Rep. Dave Camp (R-MI) urged the House to pass his motion to recommit: "The motion to recommit offers us a chance to fix the most egregious defect, allowing taxpayer funds to subsidize abortions…. There is no bargaining or dealmaking when it comes to the life of the unborn. A life is a life. And it is the responsibility of this House to defend these children. When this measure was last before the House, it passed overwhelmingly, 240-194. It should do so again."
Stupak -- the original author of this language -- led the opposition to it, denouncing the amendment as a cynical attempt to kill health care reform efforts: "The motion to recommit purports to be a right-to-life motion, in the spirit of the Stupak amendment. But as the author of the Stupak amendment, this motion is nothing more than an opportunity to continue to deny 32 million Americans health care. The motion is really a last-ditch effort of 98 years of denying Americans health care…. For the Republicans to now claim that we send the bill back to committee under the guise of protecting life is disingenuous. This motion is really to politicize life, not prioritize life. We stand for the American people. We stand up for life."

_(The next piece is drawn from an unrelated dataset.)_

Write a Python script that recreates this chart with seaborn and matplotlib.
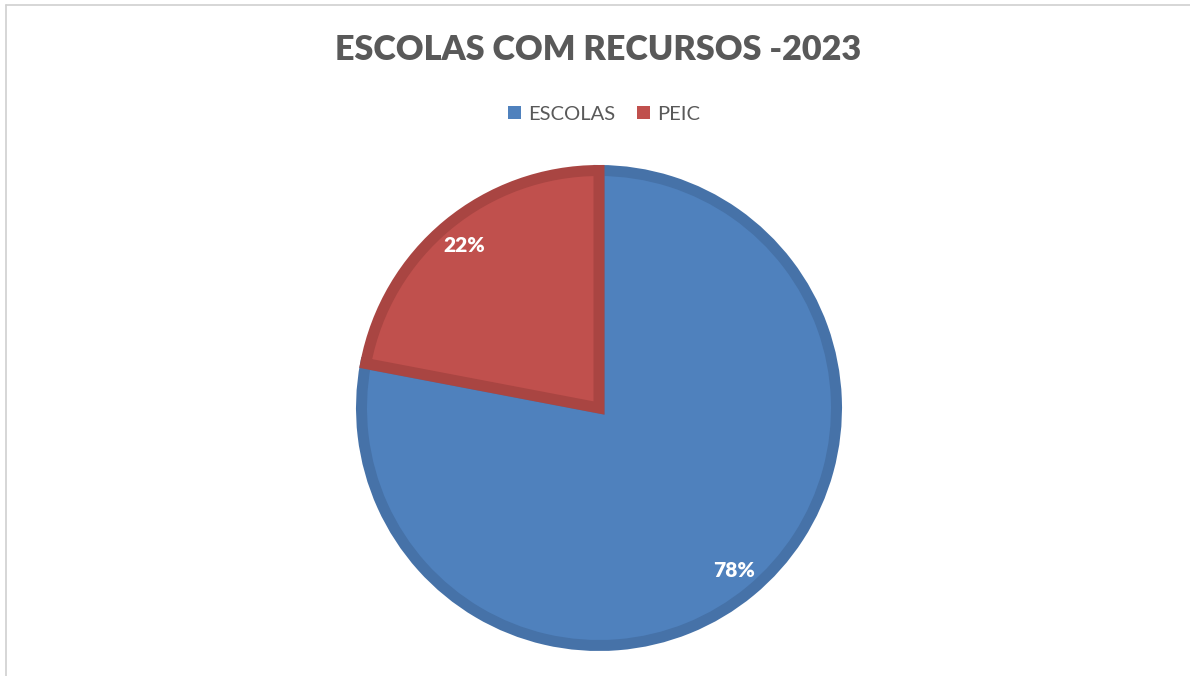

The House rejected the motion to recommit by a vote of 199-232. All 178 Republicans and 21 Democrats voted "yea." 232 Democrats -- including all of the most progressive members -- voted "nay." As a result, the House did not include language in health care reform legislation prohibiting health insurers from selling government-subsidized coverage to uninsured individuals if the insurance plans separately cover abortion.